I flipped to the article and skimmed it…it was nothing groundbreaking. But the very next article caught my eye. It was by Glennon Doyle, one of my favorite authors. It was titled: The Gift that Comes from Hitting Rock Bottom. In the article, she was in the midst of her divorce and very much at her rock bottom point. On a trip to the grocery store, unshowered and in survival mode, she met an angel from heaven.
“As I took my cereal, milk and bread out of the cart, I stole a look at the cashier. Something about her face froze time for me. Her hair was downy and white. Her skin was brown, leathery—the face of a native Florida girl. But it was her eyes that stopped me. They were cornflower blue, with deep wrinkles like rivers around them.”
There was the word I had asked for: River. Glennon proceeded to tell the woman she was in the valley of life at the moment. And then her angel responded this:
“Don’t knock the valleys…everybody wants to be on the mountaintop, but up there the air is so thin, you can hardly breathe—and all you can do is stand still and try not to fall. But in the valley, that’s where the river runs, sweetheart. That’s where all the power is.”

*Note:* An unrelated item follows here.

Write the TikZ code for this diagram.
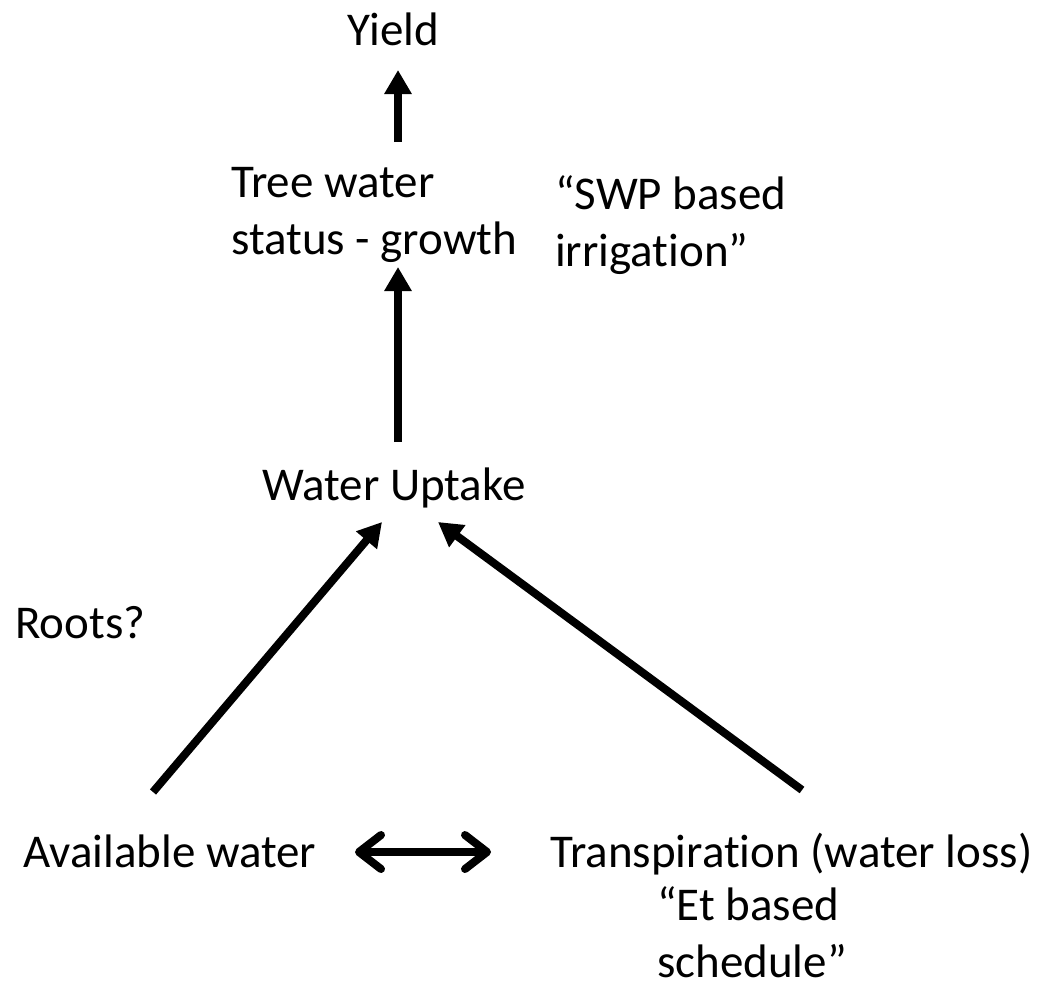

I had been in such a state of anxiety for the prior weeks which happened to coincide with the Christmas season. I kept feeling like I was failing at life, that I keep finding myself in these low places at times, and especially during the holidays. But God was reminding me that it is not a bad place to be in at all.
Glennon’s words continued to hit home:
“As my cornflower angel told me, we’ve got it all backward down here. We want to be on the mountaintops, but we’re not called to be victorious. We’re called to be wise, strong and kind. We are admired on the mountaintops, but we are beloved in the valleys. All the magic is in the space between mountains, where we have to unbecome everything we thought we were and start from scratch. This is hard to do, because when pain comes in the form of uncertainty, our instinct is to scramble out of it, to grab blindly for the familiar. But when we rush out of the valley, we miss gathering all the wisdom, strength and kindness we need for the next climb. We have to learn how to sit by the river and be still enough to claim its gifts.”
All of a sudden, I knew I was exactly where I was supposed to be. Sitting at the bottom of the valley where the river runs. This is how God and I work – I ask for signs especially if I’ve been hearing or seeing a certain word. God then shows me more than I ask for. To know I’m still wading in the water and sitting in the pain but I’ll be better off for it. And if you think about it, the mountaintop moments in life are few and far between. If we didn’t experience the valleys, the mountaintops wouldn’t be nearly as sweet.
As it turns out, my ultrasound results were good. Days later I was with girlfriends setting our 2018 intentions and the word I received from God was “FLOW.” Not surprising, given my river experience in the waiting room. I’m flowing in the river valley this year and hoping it will be another season of growth. And maybe next year I’ll be ready for that ascent up the mountain.